Ältestes Karussell

Nach 80 Jahren dreht es sich wieder Karussell Wilhelmsbad (3)

Mächtigen Donner und eindrucksvolle Blitze steuerte der Wettergott am 22. Juli  2016 zur historischen Wieder-Inbetriebnahme des wohl ältesten Karussells der Welt bei. Das technische Kleinod dreht sich jetzt wieder im Park von Wilhelmsbad bei Hanau.

Ältestes Karussell der Welt

Karussell Wilhelmsbad (1)
Die mehr als hundert Jahre alten Karussell-Pferde haben wieder Arbeit. Foto: Nissen

Die Hessen können sich was leisten. Nicht weniger als 4,6 Millionen Euro ließen sie springen, damit sich endlich wieder das Pferde-Karussell der Hanauer Grafen dreht.  Die Maschinerie war seit etwa 1929 kaputt. Seit 18 Jahren sammelte ein Förderverein für die Reparaturen – 1,2 Millionen Euro kamen so zusammen. Weitere 400000 Euro gab die Stadt Hanau – und das Land Hessen spendierte drei Millionen. Es gab Applaus, als der Kunst- und Kulturminister Boris Rhein am Freitag, dem 22. Juli die Rede zur Wieder-Eröffnung des Karussells hielt. Kurz darauf zog ein mächtiges Gewitter auf, und viele Besucher des Volksfestes am gräflichen Arkadenbau flohen in die Sonderausstellung zur Geschichte des Karussells.

Treffpunkt der Elite

Um 1770 ließ der Graf vom Hanau ein Lustschloss im Wald zwischen Mittelbuchen und seiner Residenzstadt errichten. Man hatte dort eine Solequelle gefunden, an der sich die Reichen und Berühmten jener Zeit laben konnten. Die Adlingen und Patrizier promenierten im Park, dinierten in Arkadensaal und ergötzten sich an einer künstlichen Burgruine. Das Geld für den Bau des Elite-Treffpunks hatte der Graf durch den Verkauf seiner Untertanen verdient. Er ließ sie als Söldner in englischen Diensten gegen die amerikanischen Freiheitskämpfer antreten und reihenweise sterben.

Karussell Wilhelmsbad (2)
Premierengäste in Wilhelmsbad: Die bessere Gesellschaft von Hanau wusste sich schon immer angemessen zu kleiden. Foto: Nissen

In der Gestalt eines griechischen Rundtempels ließ Erbprinz Wilhelm I. anno  1779 das Karussell in Wilhelmsbad erbauen. Die Antriebs-Maschinerie versteckte der Baumeister Franz Ludwig von Cancrin im künstlichen Hügelsockel: Männer drehten den vertikalen Balken, an dem der bewegliche Ring im Tempelrund aufgehängt war.  Das Karussell mit seinen Holzpferden drehte sich mehr als 70 Jahre lang – auch dann noch, als die Mineralquellen von Wilhelmsbad längst versiegt waren.  Für eine Fahrt waren 24 Kreuzer zu berappen, heißt es in der Chronik – ein ganzer Arbeiter-Tageslohn.

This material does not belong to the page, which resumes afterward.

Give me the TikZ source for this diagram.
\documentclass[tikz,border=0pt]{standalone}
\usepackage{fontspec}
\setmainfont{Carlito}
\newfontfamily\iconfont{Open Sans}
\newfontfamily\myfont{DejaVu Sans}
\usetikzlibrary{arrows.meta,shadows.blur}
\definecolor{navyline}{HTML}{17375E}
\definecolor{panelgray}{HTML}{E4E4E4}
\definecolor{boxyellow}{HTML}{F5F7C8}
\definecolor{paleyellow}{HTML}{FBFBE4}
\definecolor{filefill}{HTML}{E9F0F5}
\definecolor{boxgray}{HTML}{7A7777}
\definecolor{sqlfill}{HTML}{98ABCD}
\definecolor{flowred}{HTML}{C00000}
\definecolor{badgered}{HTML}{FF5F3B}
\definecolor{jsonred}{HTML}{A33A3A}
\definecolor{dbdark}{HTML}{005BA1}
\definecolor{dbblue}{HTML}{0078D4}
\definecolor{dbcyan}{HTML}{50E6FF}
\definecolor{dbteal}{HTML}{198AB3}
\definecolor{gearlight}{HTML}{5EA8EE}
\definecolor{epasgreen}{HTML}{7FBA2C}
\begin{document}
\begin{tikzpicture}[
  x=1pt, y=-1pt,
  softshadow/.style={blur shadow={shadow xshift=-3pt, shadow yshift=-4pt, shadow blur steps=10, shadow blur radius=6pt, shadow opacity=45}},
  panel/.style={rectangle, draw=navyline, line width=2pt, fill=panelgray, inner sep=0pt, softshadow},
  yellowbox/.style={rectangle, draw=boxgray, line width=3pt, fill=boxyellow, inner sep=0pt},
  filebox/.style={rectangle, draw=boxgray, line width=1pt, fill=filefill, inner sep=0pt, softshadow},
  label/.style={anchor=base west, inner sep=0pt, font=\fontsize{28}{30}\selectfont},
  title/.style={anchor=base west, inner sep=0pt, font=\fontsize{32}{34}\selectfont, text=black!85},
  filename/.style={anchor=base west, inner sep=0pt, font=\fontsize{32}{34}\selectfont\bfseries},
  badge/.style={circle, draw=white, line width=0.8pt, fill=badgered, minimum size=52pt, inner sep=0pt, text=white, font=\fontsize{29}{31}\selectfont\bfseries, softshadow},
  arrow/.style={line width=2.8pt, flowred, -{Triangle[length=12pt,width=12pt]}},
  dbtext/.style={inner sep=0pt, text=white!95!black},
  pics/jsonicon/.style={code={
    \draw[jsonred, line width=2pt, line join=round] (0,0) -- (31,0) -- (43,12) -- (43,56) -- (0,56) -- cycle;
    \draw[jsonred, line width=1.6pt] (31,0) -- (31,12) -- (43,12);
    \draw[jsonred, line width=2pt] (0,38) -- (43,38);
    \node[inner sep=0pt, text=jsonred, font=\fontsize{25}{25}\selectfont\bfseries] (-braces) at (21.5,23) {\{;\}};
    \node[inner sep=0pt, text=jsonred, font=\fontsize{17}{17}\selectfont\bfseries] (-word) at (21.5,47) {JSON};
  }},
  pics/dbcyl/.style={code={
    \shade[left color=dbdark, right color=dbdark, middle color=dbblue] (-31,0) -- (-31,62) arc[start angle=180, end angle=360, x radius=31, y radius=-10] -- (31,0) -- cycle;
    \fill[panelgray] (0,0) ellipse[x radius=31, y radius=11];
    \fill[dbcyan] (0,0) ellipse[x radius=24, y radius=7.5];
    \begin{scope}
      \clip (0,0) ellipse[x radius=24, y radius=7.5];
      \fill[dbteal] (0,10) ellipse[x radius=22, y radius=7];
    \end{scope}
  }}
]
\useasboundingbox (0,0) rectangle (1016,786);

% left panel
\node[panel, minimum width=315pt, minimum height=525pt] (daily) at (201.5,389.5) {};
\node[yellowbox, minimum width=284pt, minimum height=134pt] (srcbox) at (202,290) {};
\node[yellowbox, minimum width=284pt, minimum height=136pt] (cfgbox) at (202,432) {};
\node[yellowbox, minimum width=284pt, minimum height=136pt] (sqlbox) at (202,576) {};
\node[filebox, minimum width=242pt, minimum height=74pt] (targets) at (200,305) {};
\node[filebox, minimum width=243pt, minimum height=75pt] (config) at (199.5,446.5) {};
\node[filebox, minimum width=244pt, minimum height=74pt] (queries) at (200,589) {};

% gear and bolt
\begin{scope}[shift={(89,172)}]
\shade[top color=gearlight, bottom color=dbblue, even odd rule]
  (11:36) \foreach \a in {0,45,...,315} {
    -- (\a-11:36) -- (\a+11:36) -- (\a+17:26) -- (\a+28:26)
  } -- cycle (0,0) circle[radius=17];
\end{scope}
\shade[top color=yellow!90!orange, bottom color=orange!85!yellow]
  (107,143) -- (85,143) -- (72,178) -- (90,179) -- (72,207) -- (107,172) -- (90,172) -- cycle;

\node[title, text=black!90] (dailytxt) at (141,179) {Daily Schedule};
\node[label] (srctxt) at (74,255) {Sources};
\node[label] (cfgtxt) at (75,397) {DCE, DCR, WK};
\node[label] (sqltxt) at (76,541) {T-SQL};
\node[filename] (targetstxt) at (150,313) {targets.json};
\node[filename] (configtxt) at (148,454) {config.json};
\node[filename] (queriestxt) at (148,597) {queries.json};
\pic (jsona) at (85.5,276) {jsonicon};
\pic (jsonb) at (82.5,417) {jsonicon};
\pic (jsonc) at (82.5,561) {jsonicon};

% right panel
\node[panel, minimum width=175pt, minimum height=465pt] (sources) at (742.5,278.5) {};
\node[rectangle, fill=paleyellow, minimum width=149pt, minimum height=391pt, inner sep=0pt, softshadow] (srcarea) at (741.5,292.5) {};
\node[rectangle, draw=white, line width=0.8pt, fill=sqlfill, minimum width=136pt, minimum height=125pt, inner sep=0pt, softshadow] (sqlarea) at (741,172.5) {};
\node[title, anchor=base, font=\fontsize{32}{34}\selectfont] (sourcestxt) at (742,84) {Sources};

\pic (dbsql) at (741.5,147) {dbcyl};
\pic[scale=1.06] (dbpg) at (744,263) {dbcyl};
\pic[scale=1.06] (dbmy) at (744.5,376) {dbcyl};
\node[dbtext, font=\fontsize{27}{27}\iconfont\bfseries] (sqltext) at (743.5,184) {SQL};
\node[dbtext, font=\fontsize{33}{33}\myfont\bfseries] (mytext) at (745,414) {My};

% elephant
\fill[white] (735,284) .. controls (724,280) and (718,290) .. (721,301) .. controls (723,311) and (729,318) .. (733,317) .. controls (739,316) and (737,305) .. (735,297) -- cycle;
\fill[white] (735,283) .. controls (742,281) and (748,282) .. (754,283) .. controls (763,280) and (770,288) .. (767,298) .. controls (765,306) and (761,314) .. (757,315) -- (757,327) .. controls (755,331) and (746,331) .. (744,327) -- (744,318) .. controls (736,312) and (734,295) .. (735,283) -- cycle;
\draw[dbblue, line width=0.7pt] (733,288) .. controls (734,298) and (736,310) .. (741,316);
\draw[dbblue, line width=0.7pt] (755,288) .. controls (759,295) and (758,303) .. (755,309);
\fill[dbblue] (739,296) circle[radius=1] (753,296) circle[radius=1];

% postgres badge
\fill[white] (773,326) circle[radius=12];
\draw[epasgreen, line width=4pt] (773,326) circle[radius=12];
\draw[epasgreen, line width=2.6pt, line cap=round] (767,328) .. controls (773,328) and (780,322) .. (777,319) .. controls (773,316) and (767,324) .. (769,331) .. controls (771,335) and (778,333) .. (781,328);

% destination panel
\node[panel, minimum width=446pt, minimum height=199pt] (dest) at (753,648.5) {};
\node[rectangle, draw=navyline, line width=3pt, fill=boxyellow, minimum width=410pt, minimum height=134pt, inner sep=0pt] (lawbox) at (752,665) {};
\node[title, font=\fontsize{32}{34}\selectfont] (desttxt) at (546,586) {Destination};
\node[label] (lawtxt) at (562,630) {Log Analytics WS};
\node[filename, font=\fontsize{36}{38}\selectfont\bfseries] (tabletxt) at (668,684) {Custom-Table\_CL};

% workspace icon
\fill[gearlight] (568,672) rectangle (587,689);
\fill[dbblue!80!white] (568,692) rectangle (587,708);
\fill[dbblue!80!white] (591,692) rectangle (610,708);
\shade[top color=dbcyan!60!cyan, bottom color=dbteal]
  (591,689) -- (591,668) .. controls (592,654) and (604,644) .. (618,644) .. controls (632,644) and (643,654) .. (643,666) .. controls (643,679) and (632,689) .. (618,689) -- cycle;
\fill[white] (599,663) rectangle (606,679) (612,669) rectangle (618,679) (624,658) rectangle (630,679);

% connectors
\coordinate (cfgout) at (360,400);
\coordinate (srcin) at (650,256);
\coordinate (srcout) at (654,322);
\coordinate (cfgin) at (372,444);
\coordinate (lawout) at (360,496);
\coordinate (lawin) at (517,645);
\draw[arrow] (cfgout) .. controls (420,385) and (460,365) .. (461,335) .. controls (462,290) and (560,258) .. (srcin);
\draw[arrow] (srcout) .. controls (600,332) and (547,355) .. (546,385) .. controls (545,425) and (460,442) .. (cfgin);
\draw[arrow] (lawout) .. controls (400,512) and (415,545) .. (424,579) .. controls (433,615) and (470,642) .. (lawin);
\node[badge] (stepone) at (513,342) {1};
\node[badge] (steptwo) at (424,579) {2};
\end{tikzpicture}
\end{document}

Ab 1866 beschädigten preußische Soldaten, später auch französische Kriegsgefangene das Karussell. Es verfiel. Ende des 19. Jahrhunderts wäre es beinahe abgebrochen worden – doch einflussreiche Bürger aus Hanau protestierten. Bis 1929 soll das Karussell dann noch in Betrieb gewesen sein. Dann klemmte der Mechanismus, er senkte sich ab  und streikte endgültig.  Die zwölf Karussellpferde wurden 1976 gestohlen, aber bald wieder gefunden. In den letzten Jahren blieb das Karussell hinter Holzplatten verborgen, während der Förderverein fleißig Spenden für die gründliche Reparatur sammelte.  Die ist jetzt gelungen. Und wer Glück hat, ergattert eine Fahrkarte für die fünf bis sieben Sonntage im Jahr, an denen man mit bis zu 1,5 Meter pro Sekunde künftig im Kreis fahren kann.  Die nächsten Fahrten sind für den 11. September und 3. Oktober 2016 geplant.

Mehr auf http://www.karussell-wilhelmsbad.de

Auch das still stehende Karussell ist eine Sehenswürdigkeit – genauso wie der Park und der  der Arkadenbau, hinter dem ein modernes Restaurant mit einer Minigolf-Anlage liegt. Zum Ensemble gehört das mehr als 200 Jahre alte Comoedienhaus, in dem zum Beispiel am 22. September 2016 Anouschka Renzi mit dem Dumas-Schauspiel „Die Kameliendame“ gastiert.  Am 20. Oktober wird Walter Renneisen hier Gedichte und Prosa des von der Pampelmuse geküssten Groß-Dichters Heinz Erhardt vortragen.